6. Order in the court? During the 1976 trial of the Penthouse nightclub owners, the Filippones solicited the counsel of legendary Vancouver lawyer Russ Chamberlain. Chamberlain, then just 34 years old, fought the prosecutor and judge with headline-making vigor of his own. In his most dramatic move, while trying to explain the complex layout of various rooms within the Penthouse building, he suggested to the judge that the court adjourn to the Penthouse itself. The judge agreed, and 30 minutes later, escorted by two sheriff's deputies, the judge arrived with a clerk. Newspaper photographers captured the scene at the Penthouse front door, which ran in the next day's papers with the inevitable headline "Here Come The Judge." It was the only time in British Columbia's legal history that a portion of the proceedings took place in an exotic nightclub.
7. Bottle of Evermore: In addition to a wealth of Penthouse photo archives, many of which are printed for the first time in the book along with police files and city archive material, I was also given the Filippone family scrapbook of archives, which included dossiers of notes and old business records. In it I found a list of the famous personalities and entertainers who'd come to the Penthouse that Joe Philliponi had written. I discovered a note that Led Zeppelin had dropped into the Penthouse after one of their shows in town. Joe -- who was more of a fan of jazz and big band music like Les Brown and His Band of Renown -- probably wasn't sure who Led Zeppelin was. To a big old Italian like him in the early '70s the band was probably just a bunch of British longhairs that somebody in the bar told him was a big deal. He probably shook hands, bought drinks, and showed them a good time anyway. One can only imagine what it would have been like to be in the room that night, and what sort of trouble they got into!
8. The godfather of Seymour Street: With the legal troubles behind them and Expo '86 on the horizon, the future looked bright for the Penthouse in the 1980s, but it all went wrong on Sept. 18, 1983 when owner Joe was shot and killed in a bungled robbery attempt by two down-and-out lowlifes dreaming of the score of a lifetime when they attempted to rob the Penthouse safe. On Sept. 22, Vancouver saw one of its largest funerals when more than 800 people attended the funeral for Joe, who the press dubbed "The Godfather of Seymour Street."
9. The next generation: The memories of his father and uncles loom large for Ross's son Danny Filippone today, who's managed the club since the 1980s.

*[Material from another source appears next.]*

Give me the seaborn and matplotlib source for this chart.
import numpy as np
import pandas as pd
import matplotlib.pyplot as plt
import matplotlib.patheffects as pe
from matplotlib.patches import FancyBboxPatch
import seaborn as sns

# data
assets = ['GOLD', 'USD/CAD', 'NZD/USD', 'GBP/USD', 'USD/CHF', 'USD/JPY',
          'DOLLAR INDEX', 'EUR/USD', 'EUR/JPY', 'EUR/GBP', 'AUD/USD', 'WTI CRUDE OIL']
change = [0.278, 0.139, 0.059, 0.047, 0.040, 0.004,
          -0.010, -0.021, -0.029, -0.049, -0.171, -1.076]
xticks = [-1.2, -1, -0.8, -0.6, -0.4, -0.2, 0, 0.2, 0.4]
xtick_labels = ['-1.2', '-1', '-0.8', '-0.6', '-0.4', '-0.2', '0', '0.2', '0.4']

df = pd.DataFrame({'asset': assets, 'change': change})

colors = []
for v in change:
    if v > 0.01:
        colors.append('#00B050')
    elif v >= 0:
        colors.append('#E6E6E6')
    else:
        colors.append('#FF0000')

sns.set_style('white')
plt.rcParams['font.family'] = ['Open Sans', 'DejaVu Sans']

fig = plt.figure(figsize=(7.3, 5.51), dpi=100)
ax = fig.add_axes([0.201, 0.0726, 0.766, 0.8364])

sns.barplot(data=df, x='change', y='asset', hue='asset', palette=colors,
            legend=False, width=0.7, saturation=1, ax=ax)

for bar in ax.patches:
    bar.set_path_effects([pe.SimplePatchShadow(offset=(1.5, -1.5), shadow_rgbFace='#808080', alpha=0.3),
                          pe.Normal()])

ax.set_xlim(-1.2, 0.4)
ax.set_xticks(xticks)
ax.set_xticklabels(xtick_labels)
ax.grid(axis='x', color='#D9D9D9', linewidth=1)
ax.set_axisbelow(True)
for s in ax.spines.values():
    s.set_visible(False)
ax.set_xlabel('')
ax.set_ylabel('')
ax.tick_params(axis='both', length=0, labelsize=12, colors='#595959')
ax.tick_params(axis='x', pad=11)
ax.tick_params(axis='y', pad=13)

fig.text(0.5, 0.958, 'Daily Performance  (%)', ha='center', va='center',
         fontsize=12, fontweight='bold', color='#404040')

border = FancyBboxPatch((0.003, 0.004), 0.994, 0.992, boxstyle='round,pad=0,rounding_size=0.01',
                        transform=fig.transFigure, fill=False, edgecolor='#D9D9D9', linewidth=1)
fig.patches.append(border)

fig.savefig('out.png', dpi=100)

Danny has successfully run the Penthouse without nearly any of the same hassle or tragedy that affected his forebears, though in November 2011 an early morning fire threatened to destroy the building. Danny has put his own stamp on the club. While the pictures of his father and uncles with Joe Louis, Gary Cooper, Harry Belafonte, and Victor Borge still hang up in the Penthouse, Danny has his own ever-growing wall of famous actors, musicians and athletes who stop by, from Halle Berry to Michael Stipe to Alex Zinardi. "Bruce Springsteen guitarist Lil' Steven Van Zandt came in on a night off just to get up on the club's stage and look out, saying he'd heard the stories and just wanted to stand on its stage," Danny says. (A sidenote: Danny Filippone and I presented Little Steven with a copy of the book when Springsteen was in town recently.)

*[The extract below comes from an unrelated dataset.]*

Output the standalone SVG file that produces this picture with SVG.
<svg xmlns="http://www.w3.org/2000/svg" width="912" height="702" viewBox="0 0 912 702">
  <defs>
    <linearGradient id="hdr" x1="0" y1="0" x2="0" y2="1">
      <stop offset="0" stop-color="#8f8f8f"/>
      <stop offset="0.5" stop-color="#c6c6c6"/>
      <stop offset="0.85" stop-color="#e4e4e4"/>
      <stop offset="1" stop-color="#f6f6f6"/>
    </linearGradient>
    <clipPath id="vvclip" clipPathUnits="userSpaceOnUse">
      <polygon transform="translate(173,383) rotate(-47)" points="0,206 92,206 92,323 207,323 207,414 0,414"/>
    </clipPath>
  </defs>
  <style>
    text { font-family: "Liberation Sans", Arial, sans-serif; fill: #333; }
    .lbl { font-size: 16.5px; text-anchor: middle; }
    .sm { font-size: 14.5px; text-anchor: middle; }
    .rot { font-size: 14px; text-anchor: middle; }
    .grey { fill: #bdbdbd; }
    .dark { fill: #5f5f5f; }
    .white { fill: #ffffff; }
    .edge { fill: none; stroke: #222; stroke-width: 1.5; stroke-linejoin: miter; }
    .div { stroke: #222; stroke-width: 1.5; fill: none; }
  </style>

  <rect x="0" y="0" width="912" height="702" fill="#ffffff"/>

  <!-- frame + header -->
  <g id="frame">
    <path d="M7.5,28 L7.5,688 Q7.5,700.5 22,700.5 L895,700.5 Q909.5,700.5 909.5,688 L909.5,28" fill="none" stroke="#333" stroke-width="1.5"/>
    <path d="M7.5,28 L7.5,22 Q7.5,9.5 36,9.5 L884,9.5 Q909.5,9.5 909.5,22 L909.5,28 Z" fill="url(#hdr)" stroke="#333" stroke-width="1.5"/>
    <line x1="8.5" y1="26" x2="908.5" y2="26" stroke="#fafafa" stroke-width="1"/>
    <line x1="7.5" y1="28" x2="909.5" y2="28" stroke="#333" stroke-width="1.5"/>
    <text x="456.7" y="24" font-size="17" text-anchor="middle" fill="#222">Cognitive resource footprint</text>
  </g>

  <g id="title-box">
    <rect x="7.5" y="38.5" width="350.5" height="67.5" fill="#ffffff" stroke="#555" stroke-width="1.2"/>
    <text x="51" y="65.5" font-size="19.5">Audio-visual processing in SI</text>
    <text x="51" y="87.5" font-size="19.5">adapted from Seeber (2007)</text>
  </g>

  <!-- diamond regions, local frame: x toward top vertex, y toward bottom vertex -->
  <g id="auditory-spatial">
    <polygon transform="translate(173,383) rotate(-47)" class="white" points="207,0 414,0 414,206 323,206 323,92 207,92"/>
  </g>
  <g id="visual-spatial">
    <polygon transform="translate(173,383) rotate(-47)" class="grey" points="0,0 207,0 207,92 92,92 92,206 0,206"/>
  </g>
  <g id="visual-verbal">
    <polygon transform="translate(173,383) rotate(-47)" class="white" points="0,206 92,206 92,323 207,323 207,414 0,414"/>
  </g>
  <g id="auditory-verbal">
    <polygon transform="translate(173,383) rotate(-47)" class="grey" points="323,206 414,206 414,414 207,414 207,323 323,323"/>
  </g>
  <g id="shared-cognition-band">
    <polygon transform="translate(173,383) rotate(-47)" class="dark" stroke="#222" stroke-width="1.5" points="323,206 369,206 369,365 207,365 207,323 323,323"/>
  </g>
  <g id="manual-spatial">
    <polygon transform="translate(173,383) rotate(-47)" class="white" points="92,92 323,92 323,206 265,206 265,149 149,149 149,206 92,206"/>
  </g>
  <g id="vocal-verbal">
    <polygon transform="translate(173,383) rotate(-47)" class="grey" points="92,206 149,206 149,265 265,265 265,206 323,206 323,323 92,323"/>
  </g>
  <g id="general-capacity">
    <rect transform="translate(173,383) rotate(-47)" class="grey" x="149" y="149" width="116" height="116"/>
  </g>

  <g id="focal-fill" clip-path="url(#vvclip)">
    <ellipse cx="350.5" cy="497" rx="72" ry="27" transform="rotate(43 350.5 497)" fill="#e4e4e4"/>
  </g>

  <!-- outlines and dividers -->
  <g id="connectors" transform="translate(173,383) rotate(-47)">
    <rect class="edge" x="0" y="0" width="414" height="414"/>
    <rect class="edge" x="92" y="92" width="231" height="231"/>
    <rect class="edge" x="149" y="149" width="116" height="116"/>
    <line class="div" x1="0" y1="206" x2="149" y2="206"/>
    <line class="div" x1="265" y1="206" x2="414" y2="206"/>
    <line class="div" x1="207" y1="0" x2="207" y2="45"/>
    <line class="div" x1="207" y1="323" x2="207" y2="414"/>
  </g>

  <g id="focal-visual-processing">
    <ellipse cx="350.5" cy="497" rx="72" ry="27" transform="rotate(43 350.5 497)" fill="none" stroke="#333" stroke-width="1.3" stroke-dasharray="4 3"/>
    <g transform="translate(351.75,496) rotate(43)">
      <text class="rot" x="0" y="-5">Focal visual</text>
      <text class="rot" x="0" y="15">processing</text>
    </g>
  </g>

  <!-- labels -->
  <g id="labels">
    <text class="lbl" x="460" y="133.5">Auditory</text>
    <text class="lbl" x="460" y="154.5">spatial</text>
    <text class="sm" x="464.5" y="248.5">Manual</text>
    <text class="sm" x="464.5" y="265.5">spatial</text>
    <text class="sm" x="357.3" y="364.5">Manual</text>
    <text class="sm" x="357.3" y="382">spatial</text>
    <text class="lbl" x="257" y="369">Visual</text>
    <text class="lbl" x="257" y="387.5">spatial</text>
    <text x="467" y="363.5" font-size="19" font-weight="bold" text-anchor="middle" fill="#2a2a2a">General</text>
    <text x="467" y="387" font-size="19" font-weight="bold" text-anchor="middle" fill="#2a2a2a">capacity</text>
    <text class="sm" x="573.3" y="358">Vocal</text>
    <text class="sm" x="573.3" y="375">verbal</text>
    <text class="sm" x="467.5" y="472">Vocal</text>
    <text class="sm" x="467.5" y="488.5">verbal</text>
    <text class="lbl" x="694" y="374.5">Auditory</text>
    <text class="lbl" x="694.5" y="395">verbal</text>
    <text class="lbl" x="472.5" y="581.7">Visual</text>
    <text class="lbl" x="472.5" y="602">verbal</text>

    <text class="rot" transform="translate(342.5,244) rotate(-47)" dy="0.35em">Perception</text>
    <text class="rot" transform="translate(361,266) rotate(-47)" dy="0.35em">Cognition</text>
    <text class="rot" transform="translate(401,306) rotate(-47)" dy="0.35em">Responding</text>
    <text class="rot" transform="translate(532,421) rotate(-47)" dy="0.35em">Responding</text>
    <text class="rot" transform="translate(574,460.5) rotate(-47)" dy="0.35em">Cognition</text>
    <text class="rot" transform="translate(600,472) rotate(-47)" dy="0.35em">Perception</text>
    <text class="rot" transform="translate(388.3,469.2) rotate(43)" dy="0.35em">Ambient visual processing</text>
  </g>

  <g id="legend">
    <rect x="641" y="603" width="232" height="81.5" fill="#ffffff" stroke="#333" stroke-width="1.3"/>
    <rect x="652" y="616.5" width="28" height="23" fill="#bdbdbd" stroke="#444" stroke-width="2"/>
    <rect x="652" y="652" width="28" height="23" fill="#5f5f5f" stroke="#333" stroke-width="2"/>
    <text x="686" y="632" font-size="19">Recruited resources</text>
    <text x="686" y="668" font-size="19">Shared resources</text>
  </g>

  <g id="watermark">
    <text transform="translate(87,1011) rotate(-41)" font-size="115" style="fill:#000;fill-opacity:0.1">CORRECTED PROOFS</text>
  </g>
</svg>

10. Still the city's oldest stationary funhouse: The Province entertainment editor called the Penthouse "the city's oldest stationary funhouse" in 1968, when the club was just over 20 years old. The Penthouse marks its 66th anniversary next year, despite its history of everything and everyone from city hall, the police, family tragedy, the developers' wrecking ball, and even a fire trying to bring it down. It doesn't look like there's going to be last call on Seymour Street anytime soon.